On aurait pu penser à une bourde de la part de quelqu’un qui chercherait encore ses marques. En fait, la sentence proférée par le président français lors du dernier sommet du G20 en Allemagne, ressemble plutôt à une subite remontée en surface de convictions longtemps refoulées. Après sa plaisanterie de saveur douteuse sur les kwassa-kwassa comoriens, quelques semaines plus tôt, M. Macron professe devant ses pairs et leurs invités, un cours magistral de « démographie africain et développement ». Sa thèse : l’impasse dans lequel l’Afrique se trouve a pour cause sa démographie débridée avec une moyenne des 7 à 8 enfants par femme. Rien n’y changera rien, même pas les milliards de dollars, tant que cela demeure. Une telle sentence mérite d’être considérée tant sur le fond que sur le ton.
Sur le fond, les hypothèses et la thèse de M. Macron ne résistent pas à l’épreuve des faits. Il n’est nulle part établi que c’est la forte fécondité des africaines qui constitue la cause première de la pauvreté en Afrique. Mais plutôt, c’est la pauvreté qui pousse à faire plus d’enfants. Les experts, y compris des français, l’ont dit et redit. Déjà, en 1974, Joseph Ki-Zerbo, en marge de la Conférence mondiale sur la population tenue à Bucarest (Roumanie) déclarait : « Quand on devient riche, le nombre d’enfant diminue ».
L’historien africain, devant une poussée de fièvre néo-malthusienne, voulait simplement signifier que dans une situation de dénuement, faire assez d’enfants équivalant à multiplier ses chances, voire souscrire à une sorte d’assurance sociale pour ses vieux jours. Autre chose, la moyenne d’enfant par femme en Afrique est de 4 à 5, et non de 7 à 8. Si M. Macron ignore cela, c’est qu’il a parlé sans s’informer. Ce qui est surprenant de la part d’un président parlant devant une telle tribune avec le ton qui était le sien ce jour-là.
Venons-en au ton. Les présidents français, de Chirac, Sarkozy à Macron aujourd’hui, semblent avoir choisi la technique du « dérapage contrôlé » pour asséner ce qu’ils pensent être des vérités bonnes à dire. C’est vrai que dire la vérité est une exigence entre amis.

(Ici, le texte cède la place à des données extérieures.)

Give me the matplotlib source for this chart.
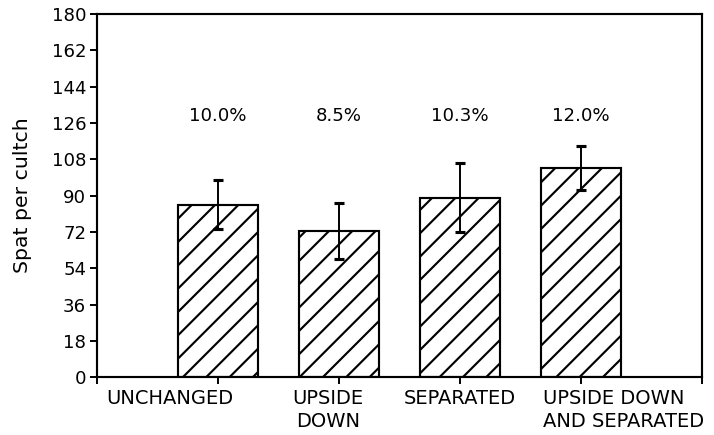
import matplotlib
matplotlib.use('Agg')
import matplotlib.pyplot as plt

# values
treatments = ['UNCHANGED', 'UPSIDE\nDOWN', 'SEPARATED', 'UPSIDE DOWN\nAND SEPARATED']
spat = [85.5, 72.5, 89.0, 103.5]
err = [12.0, 14.0, 17.0, 11.0]
percent = ['10.0%', '8.5%', '10.3%', '12.0%']
yticks = [0, 18, 36, 54, 72, 90, 108, 126, 144, 162, 180]

plt.rcParams['font.family'] = 'DejaVu Sans'
plt.rcParams['hatch.linewidth'] = 1.1

fig = plt.figure(figsize=(714 / 140, 435 / 140), dpi=140)
ax = fig.add_axes([0.136, 0.133, 0.847, 0.835])

pos = [1, 2, 3, 4]
ax.bar(pos, spat, width=0.66, color='white', edgecolor='black',
       linewidth=1.1, hatch='//')
ax.errorbar(pos, spat, yerr=err, fmt='none', ecolor='black',
            elinewidth=1.0, capsize=2.5, capthick=1.6)

for x, p in zip(pos, percent):
    ax.text(x, 129.5, p, ha='center', va='center', fontsize=9.3)

ax.set_xlim(0, 5)
ax.set_ylim(0, 180)
ax.set_yticks(yticks)
ax.set_xticks([0, 1, 2, 3, 4, 5])
ax.set_xticklabels([])
ax.tick_params(axis='y', direction='out', length=3.6, width=1.0, labelsize=9.3, pad=2)
ax.tick_params(axis='x', direction='out', length=3.6, width=1.0)
for s in ax.spines.values():
    s.set_linewidth(1.1)

# category labels sit off the tick marks in the original
label_x = [0.6, 1.91, 3.0, 3.69]
label_ha = ['center', 'center', 'center', 'left']
for x, t, ha in zip(label_x, treatments, label_ha):
    ax.text(x, -6, t, ha=ha, va='top', fontsize=10, linespacing=1.25,
            multialignment='center' if ha == 'center' else 'left',
            clip_on=False)

ax.set_ylabel('Spat per cultch', fontsize=10.5, labelpad=10)

fig.savefig('out.png', dpi=140)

Un adage bambara ne dit-il pas que « si ton ami ne te dit pas la vérité, paye ton ennemi pour que celui-là le fasse ».
Sauf que, ce que ces présidents français tentent de nous dire sous un ton faussement amical, n’est en fait pas vrai. Le préjugé est plus fort que la réalité des faits. La condescendance l’emporte sur l’exigence de vérité entre amis. On est tenté de dire : chasser le naturel, il revient au galop. Attribuer la situation démographique actuelle de l’Afrique à un problème civilisationnel, c’est oublier que la France a eu une politique nataliste dans ses colonies, au moment où elle avait besoin de bras.
Il s’agit donc d’une question d’opportunité, plutôt que de civilisation. La différence de taux de fécondité entre différents pays et même à l’intérieur d’un même Etat, entre les générations et les catégories sociales nous édifie suffisamment. Le Québec, il y a quelques décennies, avait aussi des familles de 6 à 10 enfants.
Si la France est aujourd’hui une puissance mondiale, elle le doit à trois facteurs : son droit de veto aux Nations unies, le fait de détenir l’arme nucléaire et sa politique africaine. Si elle détient le droit de veto, c’est parce qu’elle fut parmi les vainqueurs de la deuxième guerre mondiale. Elle le fut grâce au ralliement de son empire africain. Donc de grâce, trêve de macronnerie, et surtout de raillerie.